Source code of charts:
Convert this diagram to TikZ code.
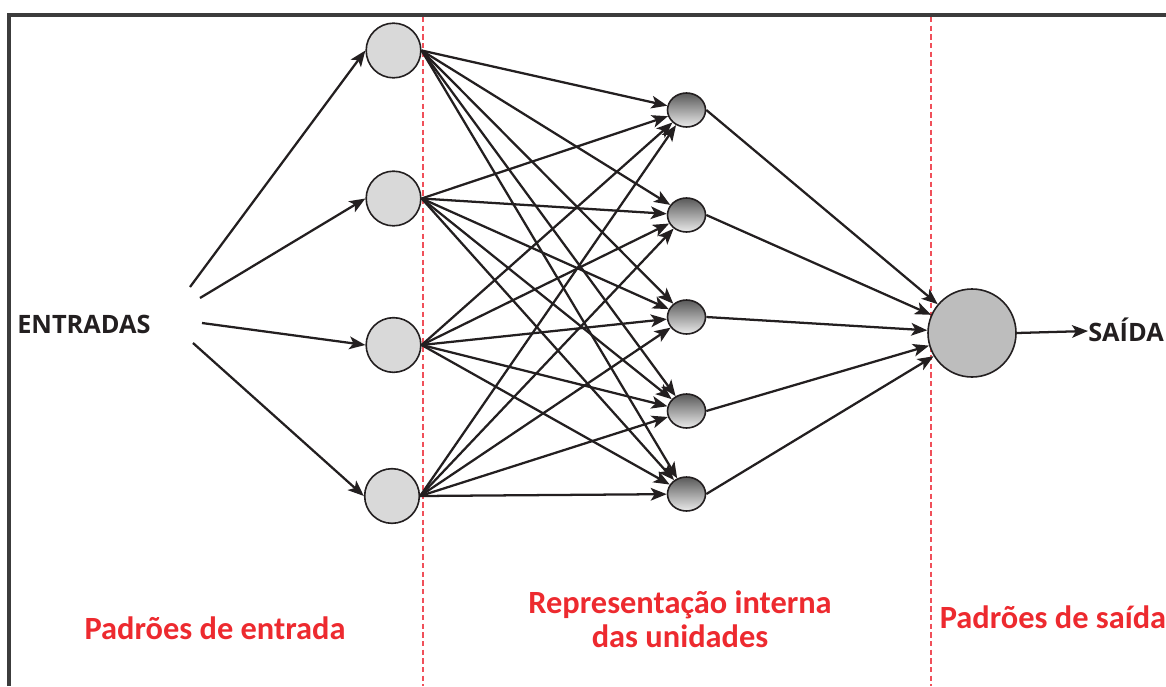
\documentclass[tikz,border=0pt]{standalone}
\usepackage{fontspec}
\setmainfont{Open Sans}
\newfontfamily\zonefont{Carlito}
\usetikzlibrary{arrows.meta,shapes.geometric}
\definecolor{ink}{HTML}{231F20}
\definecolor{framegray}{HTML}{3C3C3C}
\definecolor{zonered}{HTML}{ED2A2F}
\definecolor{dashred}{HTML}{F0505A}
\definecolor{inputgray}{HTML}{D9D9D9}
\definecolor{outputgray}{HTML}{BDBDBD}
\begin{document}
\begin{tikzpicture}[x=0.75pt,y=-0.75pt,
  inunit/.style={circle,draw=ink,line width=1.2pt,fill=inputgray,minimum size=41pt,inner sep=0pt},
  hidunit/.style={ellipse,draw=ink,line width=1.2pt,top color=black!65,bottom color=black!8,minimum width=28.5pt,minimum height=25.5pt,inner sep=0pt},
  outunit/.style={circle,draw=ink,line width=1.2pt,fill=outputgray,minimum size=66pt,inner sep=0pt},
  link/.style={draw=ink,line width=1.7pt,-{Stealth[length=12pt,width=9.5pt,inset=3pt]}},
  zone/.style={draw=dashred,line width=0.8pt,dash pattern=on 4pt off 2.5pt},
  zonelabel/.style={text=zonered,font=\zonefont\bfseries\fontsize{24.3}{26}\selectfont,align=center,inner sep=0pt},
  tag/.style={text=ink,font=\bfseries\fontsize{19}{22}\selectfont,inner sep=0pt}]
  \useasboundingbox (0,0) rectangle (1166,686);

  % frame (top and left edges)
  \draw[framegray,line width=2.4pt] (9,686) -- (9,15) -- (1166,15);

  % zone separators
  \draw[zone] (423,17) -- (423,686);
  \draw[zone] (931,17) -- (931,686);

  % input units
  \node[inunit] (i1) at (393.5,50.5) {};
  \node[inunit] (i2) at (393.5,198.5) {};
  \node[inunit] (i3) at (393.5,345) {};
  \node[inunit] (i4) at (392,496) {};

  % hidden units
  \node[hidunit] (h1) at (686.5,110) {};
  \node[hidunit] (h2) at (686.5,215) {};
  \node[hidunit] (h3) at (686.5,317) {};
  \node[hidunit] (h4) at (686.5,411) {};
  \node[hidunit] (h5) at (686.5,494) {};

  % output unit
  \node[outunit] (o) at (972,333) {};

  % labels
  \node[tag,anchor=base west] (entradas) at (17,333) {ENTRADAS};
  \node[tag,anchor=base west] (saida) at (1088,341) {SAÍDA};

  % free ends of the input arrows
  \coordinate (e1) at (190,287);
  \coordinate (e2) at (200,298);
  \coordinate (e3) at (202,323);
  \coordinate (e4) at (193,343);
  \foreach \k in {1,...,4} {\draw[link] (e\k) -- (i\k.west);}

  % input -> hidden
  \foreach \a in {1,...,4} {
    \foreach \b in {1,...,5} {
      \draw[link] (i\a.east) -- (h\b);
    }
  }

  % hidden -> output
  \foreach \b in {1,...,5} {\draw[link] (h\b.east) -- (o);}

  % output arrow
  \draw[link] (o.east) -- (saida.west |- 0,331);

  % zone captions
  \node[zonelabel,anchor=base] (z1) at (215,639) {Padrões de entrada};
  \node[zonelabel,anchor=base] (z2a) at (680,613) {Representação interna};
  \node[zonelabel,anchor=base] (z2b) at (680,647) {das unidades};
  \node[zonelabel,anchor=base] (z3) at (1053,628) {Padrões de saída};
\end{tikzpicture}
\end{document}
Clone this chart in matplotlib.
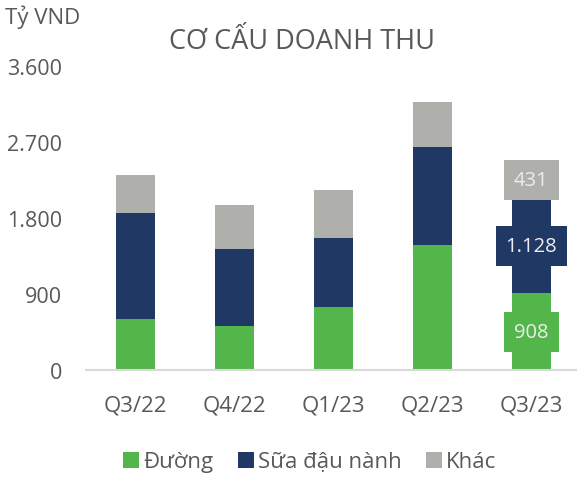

THE REQUEST: Copy out each record shown above without alteration, skipping any picture.

TASK RESULT:
Convert this diagram to TikZ code.
\documentclass[tikz,border=0pt]{standalone}
\usepackage{fontspec}
\setmainfont{Open Sans}
\newfontfamily\zonefont{Carlito}
\usetikzlibrary{arrows.meta,shapes.geometric}
\definecolor{ink}{HTML}{231F20}
\definecolor{framegray}{HTML}{3C3C3C}
\definecolor{zonered}{HTML}{ED2A2F}
\definecolor{dashred}{HTML}{F0505A}
\definecolor{inputgray}{HTML}{D9D9D9}
\definecolor{outputgray}{HTML}{BDBDBD}
\begin{document}
\begin{tikzpicture}[x=0.75pt,y=-0.75pt,
  inunit/.style={circle,draw=ink,line width=1.2pt,fill=inputgray,minimum size=41pt,inner sep=0pt},
  hidunit/.style={ellipse,draw=ink,line width=1.2pt,top color=black!65,bottom color=black!8,minimum width=28.5pt,minimum height=25.5pt,inner sep=0pt},
  outunit/.style={circle,draw=ink,line width=1.2pt,fill=outputgray,minimum size=66pt,inner sep=0pt},
  link/.style={draw=ink,line width=1.7pt,-{Stealth[length=12pt,width=9.5pt,inset=3pt]}},
  zone/.style={draw=dashred,line width=0.8pt,dash pattern=on 4pt off 2.5pt},
  zonelabel/.style={text=zonered,font=\zonefont\bfseries\fontsize{24.3}{26}\selectfont,align=center,inner sep=0pt},
  tag/.style={text=ink,font=\bfseries\fontsize{19}{22}\selectfont,inner sep=0pt}]
  \useasboundingbox (0,0) rectangle (1166,686);

  % frame (top and left edges)
  \draw[framegray,line width=2.4pt] (9,686) -- (9,15) -- (1166,15);

  % zone separators
  \draw[zone] (423,17) -- (423,686);
  \draw[zone] (931,17) -- (931,686);

  % input units
  \node[inunit] (i1) at (393.5,50.5) {};
  \node[inunit] (i2) at (393.5,198.5) {};
  \node[inunit] (i3) at (393.5,345) {};
  \node[inunit] (i4) at (392,496) {};

  % hidden units
  \node[hidunit] (h1) at (686.5,110) {};
  \node[hidunit] (h2) at (686.5,215) {};
  \node[hidunit] (h3) at (686.5,317) {};
  \node[hidunit] (h4) at (686.5,411) {};
  \node[hidunit] (h5) at (686.5,494) {};

  % output unit
  \node[outunit] (o) at (972,333) {};

  % labels
  \node[tag,anchor=base west] (entradas) at (17,333) {ENTRADAS};
  \node[tag,anchor=base west] (saida) at (1088,341) {SAÍDA};

  % free ends of the input arrows
  \coordinate (e1) at (190,287);
  \coordinate (e2) at (200,298);
  \coordinate (e3) at (202,323);
  \coordinate (e4) at (193,343);
  \foreach \k in {1,...,4} {\draw[link] (e\k) -- (i\k.west);}

  % input -> hidden
  \foreach \a in {1,...,4} {
    \foreach \b in {1,...,5} {
      \draw[link] (i\a.east) -- (h\b);
    }
  }

  % hidden -> output
  \foreach \b in {1,...,5} {\draw[link] (h\b.east) -- (o);}

  % output arrow
  \draw[link] (o.east) -- (saida.west |- 0,331);

  % zone captions
  \node[zonelabel,anchor=base] (z1) at (215,639) {Padrões de entrada};
  \node[zonelabel,anchor=base] (z2a) at (680,613) {Representação interna};
  \node[zonelabel,anchor=base] (z2b) at (680,647) {das unidades};
  \node[zonelabel,anchor=base] (z3) at (1053,628) {Padrões de saída};
\end{tikzpicture}
\end{document}
Clone this chart in matplotlib.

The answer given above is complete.